Pulitzer Prize-winning tax reporter David Cay Johnston found that 11 states already raise more money per person through lotteries than they raise through corporate income taxes. That is not the direction Alabama should go.
Through the years gambling has tried to wrap itself in various social causes — education, care for the aged, medical care and now jobs. Don’t be fooled. Alabama Jobs Foundation is only the latest front designed to hide the selfish nature of gambling that results in losses for many in order for one to profit — either directly or indirectly.
The new gambling organization promises a slick media campaign complete with TV and radio ads. That is nothing new. Gamblers always have been able to outspend citizens’ groups. This means elected officials will be placed under enormous pressures.
It is up to Baptists and other concerned citizens to counter those pressures — not with money but with contacts. Alabama Baptists make up more than one-fifth of the residents of this state. Baptists are the largest affinity group in Alabama and are located in every state house and senate district.
Contact elected officials
If those concerned about expanding gambling in our state — concerned about a state-sponsored lottery and casinos in every part of the state — personally contact their elected officials and ask them to oppose expanding gambling in Alabama it will make a difference.
During the recent regular session of the Legislature the state’s mental health program was threatened with draconian cuts. But after an extensive effort to inform legislators about the importance of mental health programs, mental health was made a budget priority along with Medicaid and corrections. Contacting legislators really works.
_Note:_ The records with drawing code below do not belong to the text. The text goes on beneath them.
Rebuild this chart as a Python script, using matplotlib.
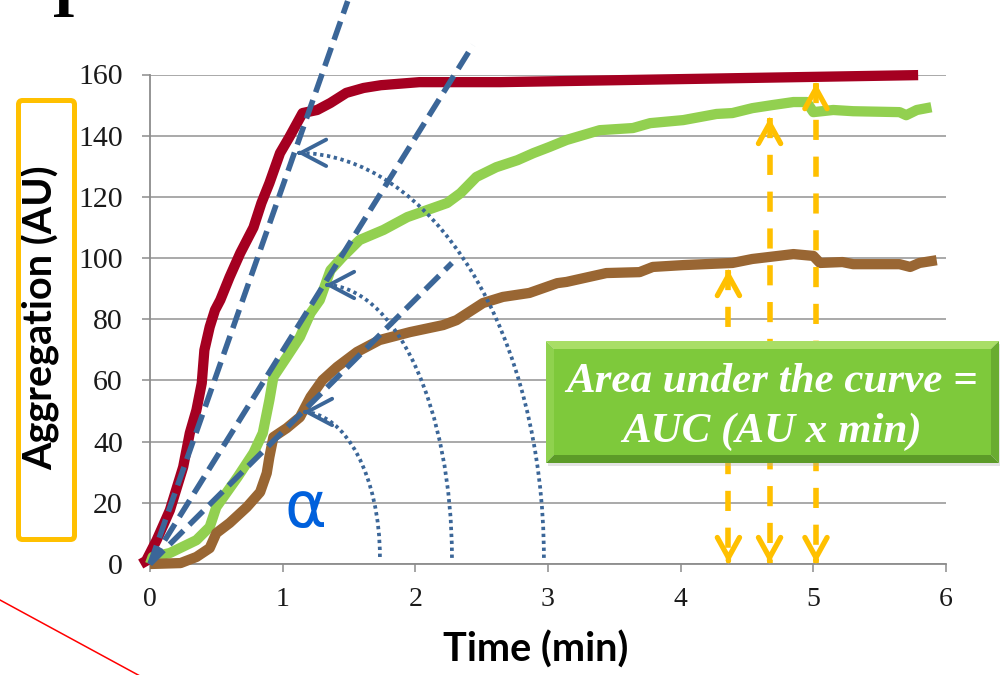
import matplotlib
matplotlib.use("Agg")
import matplotlib.pyplot as plt
from matplotlib.patches import Arc, Polygon, Rectangle, FancyBboxPatch

plt.rcParams['lines.scale_dashes'] = False

# ---- aggregation traces: time (min) and aggregation (AU) ----
red_time = [-0.07, -0.03, 0.05, 0.15, 0.25, 0.30, 0.35, 0.39, 0.41, 0.45, 0.49,
            0.53, 0.60, 0.68, 0.78, 0.84, 0.90, 0.98, 1.05, 1.15, 1.26, 1.36,
            1.48, 1.61, 1.74, 2.03, 2.64, 5.79]
red_agg = [0, 1, 7.8, 17.6, 31.7, 42.8, 50.3, 59.1, 69.9, 77.5, 83.0,
           86.3, 93.8, 101.6, 110.0, 118.0, 124.5, 134.3, 139.5, 147.4, 148.4, 150.7,
           154.0, 155.6, 156.5, 157.5, 157.5, 159.8]

green_time = [0.00, 0.02, 0.15, 0.35, 0.45, 0.50, 0.66, 0.78, 0.85, 0.90, 0.93,
              1.03, 1.13, 1.21, 1.28, 1.36, 1.45, 1.58, 1.76, 1.94, 2.09, 2.24,
              2.34, 2.46, 2.61, 2.77, 2.89, 3.01, 3.14, 3.39, 3.64, 3.77, 4.02,
              4.27, 4.39, 4.54, 4.69, 4.85, 4.95, 5.00, 5.15, 5.30, 5.65, 5.70,
              5.78, 5.89]
green_agg = [0, 2.3, 3.6, 7.8, 12.1, 18.6, 28.4, 36.3, 42.8, 53.6, 61.1,
             67.6, 74.2, 82.0, 86.3, 96.0, 100.3, 105.9, 109.2, 113.4, 115.7, 118.0,
             121.2, 126.5, 129.7, 132.0, 134.3, 136.3, 138.6, 141.8, 142.5, 144.1, 145.1,
             147.1, 147.4, 149.0, 150.0, 151.0, 151.0, 147.7, 148.4, 148.0, 147.7, 146.7,
             148.4, 149.3]

brown_time = [0.00, 0.23, 0.35, 0.45, 0.50, 0.60, 0.73, 0.83, 0.88, 0.90, 0.93,
              1.03, 1.13, 1.21, 1.30, 1.41, 1.56, 1.73, 1.96, 2.21, 2.31, 2.51,
              2.66, 2.86, 3.07, 3.14, 3.44, 3.69, 3.79, 4.02, 4.39, 4.54, 4.85,
              5.00, 5.05, 5.22, 5.30, 5.65, 5.73, 5.80, 5.93]
brown_agg = [0, 0.3, 2.3, 5.2, 10.1, 13.4, 18.6, 23.5, 29.7, 35.0, 41.5,
             44.4, 48.0, 54.6, 60.1, 64.4, 69.3, 73.2, 75.8, 78.1, 79.7, 85.3,
             87.3, 88.6, 91.8, 92.2, 95.1, 95.4, 97.1, 97.7, 98.4, 99.7, 101.3,
             100.7, 98.4, 98.7, 98.0, 98.0, 97.1, 98.4, 99.3]

x_ticks = [0, 1, 2, 3, 4, 5, 6]
y_ticks = [0, 20, 40, 60, 80, 100, 120, 140, 160]

# initial-slope tangents drawn from the origin: end point (min, AU)
tangent_ends = [(1.49, 184.0), (2.434, 169.6), (2.276, 98.4)]

# angle arcs: centre (min, AU), half-width (min), half-height (AU)
angle_arcs = [((1.153, 2.3), 0.580, 47.4),
              ((1.319, 2.0), 0.957, 89.2),
              ((1.108, 2.0), 1.861, 132.4)]

# AUC markers: time (min) and top of marker (AU)
auc_times = [4.36, 4.67, 5.02]
auc_tops = [96.1, 145.8, 157.2]

RED, GREEN, BROWN = '#A50021', '#92D050', '#996633'
BLUE = '#3B6698'
ORANGE = '#FFC000'
GRID = '#A3A3A3'

fig = plt.figure(figsize=(10, 6.75), dpi=100)
fig.patch.set_facecolor('white')
ax = fig.add_axes([0.150, 111 / 675, 0.796, 489.5 / 675])

ax.set_xlim(0, 6)
ax.set_ylim(0, 160)

for t, v, c in ((red_time, red_agg, RED), (green_time, green_agg, GREEN),
                (brown_time, brown_agg, BROWN)):
    ax.plot(t, v, color=c, lw=7.4, solid_joinstyle='round',
            solid_capstyle='butt', clip_on=False, zorder=3)

# tangent lines
for xe, ye in tangent_ends:
    ax.plot([0, xe], [0, ye], color=BLUE, lw=4.0, dashes=(14, 6),
            dash_capstyle='butt', clip_on=False, zorder=5)

# dotted angle arcs with open arrowheads at their upper end
for (cx, cy), rx, ry in angle_arcs:
    ax.add_patch(Arc((cx, cy), 2 * rx, 2 * ry, theta1=0, theta2=90,
                     color=BLUE, lw=2.7, linestyle=(0, (2.4, 2.6)),
                     capstyle='butt', zorder=6))
    ax.annotate('', xy=(cx, cy + ry), xytext=(2, 0), textcoords='offset points',
                arrowprops=dict(arrowstyle='->,head_length=18,head_width=9.5',
                                mutation_scale=1, color=BLUE, lw=2.8,
                                shrinkA=0, shrinkB=0), zorder=6)

ax.text(1.17, 12.0, 'α', color='#0060DC', fontsize=46, family='DejaVu Sans',
        ha='center', va='baseline', zorder=6)

# AUC double-headed markers
for xt, yt in zip(auc_times, auc_tops):
    ax.plot([xt, xt], [yt, 0.3], color=ORANGE, lw=4.0, dashes=(14.5, 12),
            dash_capstyle='butt', zorder=7)
    for tip, d in ((yt, -2), (0.3, 2)):
        ax.annotate('', xy=(xt, tip), xytext=(0, d), textcoords='offset points',
                    arrowprops=dict(arrowstyle='->,head_length=14.5,head_width=8',
                                    mutation_scale=1, color=ORANGE, lw=3.8,
                                    shrinkA=0, shrinkB=0), zorder=7)

# axes styling
ax.set_xticks(x_ticks)
ax.set_yticks(y_ticks)
ax.set_xticklabels([str(v) for v in x_ticks], family='Liberation Serif', fontsize=20)
ax.set_yticklabels([str(v) for v in y_ticks], family='Liberation Serif', fontsize=21.5)
ax.tick_params(axis='both', direction='out', length=5.5, width=1.1, color='#8C8C8C',
               labelcolor='#1A1A1A')
ax.tick_params(axis='y', pad=14)
ax.tick_params(axis='x', pad=11)
ax.yaxis.grid(True, color=GRID, lw=1.3)
ax.set_axisbelow(True)
for side in ('top', 'right'):
    ax.spines[side].set_visible(False)
for side in ('left', 'bottom'):
    ax.spines[side].set_color('#8C8C8C')
    ax.spines[side].set_linewidth(1.3)

ax.set_ylabel('Aggregation (AU)', family='Lato', fontweight='bold', fontsize=28.5)
ax.yaxis.label.set_va('baseline')
ax.yaxis.set_label_coords(-0.122, 0.503)
ax.set_xlabel('Time (min)', family='Lato', fontweight='bold', fontsize=28.5)
ax.xaxis.label.set_va('baseline')
ax.xaxis.set_label_coords(0.484, -0.200)

# ---- overlay in pixel units for the callout and frame decorations ----
deco = fig.add_axes([0, 0, 1, 1], zorder=4)
deco.set_xlim(0, 1000)
deco.set_ylim(675, 0)
deco.axis('off')
deco.patch.set_alpha(0)

# frame around the y-axis title
deco.add_patch(FancyBboxPatch((18.5, 100.5), 56, 439,
                              boxstyle='round,pad=0,rounding_size=4',
                              ec=ORANGE, fc='none', lw=3.6))

# bevelled green callout
x0, y0, x1, y1, b = 546, 341, 999, 463, 8
deco.add_patch(Rectangle((x0 + 2, y0 + 3), x1 - x0, y1 - y0, fc='#B0B0B0',
                         ec='none', alpha=0.35))
deco.add_patch(Polygon([(x0, y0), (x1, y0), (x1 - b, y0 + b), (x0 + b, y0 + b)],
                       closed=True, fc='#A9DE66', ec='none'))
deco.add_patch(Polygon([(x0, y0), (x0 + b, y0 + b), (x0 + b, y1 - b), (x0, y1)],
                       closed=True, fc='#8FD24E', ec='none'))
deco.add_patch(Polygon([(x1, y0), (x1, y1), (x1 - b, y1 - b), (x1 - b, y0 + b)],
                       closed=True, fc='#69AC30', ec='none'))
deco.add_patch(Polygon([(x0, y1), (x1, y1), (x1 - b, y1 - b), (x0 + b, y1 - b)],
                       closed=True, fc='#5C9B28', ec='none'))
deco.add_patch(Rectangle((x0 + b, y0 + b), x1 - x0 - 2 * b, y1 - y0 - 2 * b,
                         fc='#7EC93B', ec='none'))
deco.text(772, 392, 'Area under the curve =', color='white', family='Liberation Serif',
          style='italic', fontweight='bold', fontsize=31, ha='center', va='baseline')
deco.text(772, 442, 'AUC (AU x min)', color='white', family='Liberation Serif',
          style='italic', fontweight='bold', fontsize=31, ha='center', va='baseline')

# panel letter (its top runs off the figure edge) and stray pointer line
deco.text(64, 17, 'I', color='black', family='Liberation Serif', fontweight='bold',
          fontsize=44, ha='center', va='baseline')
deco.plot([0, 140], [600, 676], color='#FF0000', lw=1.1)

fig.savefig('out.png', dpi=100, facecolor='white')
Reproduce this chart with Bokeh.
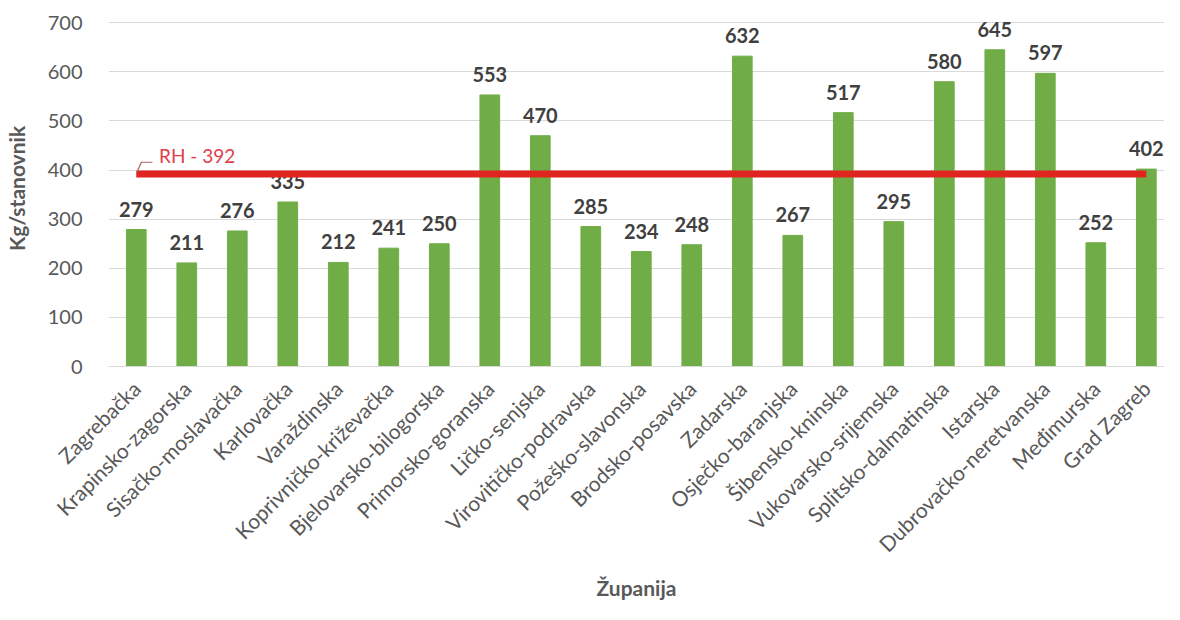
import math
from bokeh.plotting import figure
from bokeh.models import ColumnDataSource, Range1d, FixedTicker, Label
from bokeh.core.properties import value
from bokeh.embed import file_html
from bokeh.resources import INLINE

zupanije = ["Zagrebačka", "Krapinsko-zagorska", "Sisačko-moslavačka", "Karlovačka",
            "Varaždinska", "Koprivničko-križevačka", "Bjelovarsko-bilogorska",
            "Primorsko-goranska", "Ličko-senjska", "Virovitičko-podravska",
            "Požeško-slavonska", "Brodsko-posavska", "Zadarska", "Osječko-baranjska",
            "Šibensko-kninska", "Vukovarsko-srijemska", "Splitsko-dalmatinska",
            "Istarska", "Dubrovačko-neretvanska", "Međimurska", "Grad Zagreb"]
kg_po_stanovniku = [279, 211, 276, 335, 212, 241, 250, 553, 470, 285, 234, 248,
                    632, 267, 517, 295, 580, 645, 597, 252, 402]
rh_prosjek = 392
y_ticks = [0, 100, 200, 300, 400, 500, 600, 700]

FONT = "Lato"
x = list(range(len(zupanije)))
src = ColumnDataSource(dict(x=x, v=kg_po_stanovniku, t=[str(v) for v in kg_po_stanovniku]))

p = figure(width=1164, height=604, output_backend="svg", toolbar_location=None,
           x_range=Range1d(-0.55, len(zupanije) - 0.64), y_range=Range1d(0, 725),
           min_border_left=90, min_border_top=10, min_border_right=0, min_border_bottom=238)
p.outline_line_color = None
p.background_fill_color = "white"

p.vbar(x="x", top="v", width=0.39, source=src, color="#70ad47")
p.text(x="x", y="v", text="t", source=src, text_align="center", text_baseline="bottom",
       y_offset=-13, text_font=value(FONT), text_font_style="bold",
       text_font_size="20px", text_color="#404040")

p.line(x=[x[0], x[-1]], y=[rh_prosjek, rh_prosjek], line_color="#e02420", line_width=7)
p.line(x=[x[0], x[0] + 0.1, x[0] + 0.32], y=[rh_prosjek, rh_prosjek + 24, rh_prosjek + 24],
       line_color="#b06060", line_width=1.2)
p.add_layout(Label(x=x[0] + 0.45, y=rh_prosjek + 14, text=f"RH - {rh_prosjek}",
                   text_font=FONT, text_font_size="19px", text_color="#e0404a",
                   text_baseline="bottom"))

p.xaxis.ticker = FixedTicker(ticks=x)
p.xaxis.major_label_overrides = {i: n for i, n in zip(x, zupanije)}
p.xaxis.major_label_orientation = math.pi / 4
p.xaxis.major_label_text_font = FONT
p.xaxis.major_label_text_font_size = "21px"
p.xaxis.major_label_text_color = "#595959"
p.xaxis.major_label_standoff = 12
p.xaxis.axis_line_color = "#d9d9d9"
p.xaxis.major_tick_line_color = None
p.xaxis.minor_tick_line_color = None
p.xaxis.axis_label = "Županija"
p.xaxis.axis_label_text_font = FONT
p.xaxis.axis_label_text_font_style = "bold"
p.xaxis.axis_label_text_font_size = "21px"
p.xaxis.axis_label_text_color = "#595959"
p.xaxis.axis_label_standoff = 7
p.xgrid.grid_line_color = None

p.yaxis.ticker = FixedTicker(ticks=y_ticks)
p.yaxis.axis_line_color = None
p.yaxis.major_tick_line_color = None
p.yaxis.minor_tick_line_color = None
p.yaxis.major_label_text_font = FONT
p.yaxis.major_label_text_font_size = "20px"
p.yaxis.major_label_text_color = "#595959"
p.yaxis.major_label_standoff = 20
p.yaxis.axis_label = "Kg/stanovnik"
p.yaxis.axis_label_text_font = FONT
p.yaxis.axis_label_text_font_style = "bold"
p.yaxis.axis_label_text_font_size = "21px"
p.yaxis.axis_label_text_color = "#595959"
p.yaxis.axis_label_standoff = 16
p.ygrid.grid_line_color = "#d9d9d9"
p.ygrid.ticker = FixedTicker(ticks=y_ticks)

open("out.html", "w").write(file_html(p, INLINE))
Baptists and other concerned Christians don’t have the dollars for a media campaign and we cannot fill someone’s campaign war chest with donations. But Baptists do have the votes. Baptists can make a difference if they want to. The time to make that difference is now.
This week Alabama Citizens Action Program mailed information to every Baptist pastor in the state and other religious leaders urging immediate contact with elected officials. A letter would be helpful. A visit or a phone call would be better.
Alabama has many problems that need attention from the state’s Christian communities. Hunger and poverty are high in our state. Physical and mental health are below national norms. Education lags in places. Income is low.
Alabama does not need to complicate its problems by expanding legalized gambling. By acting now we can keep that problem at bay so we can work on the many pressing issues we already face.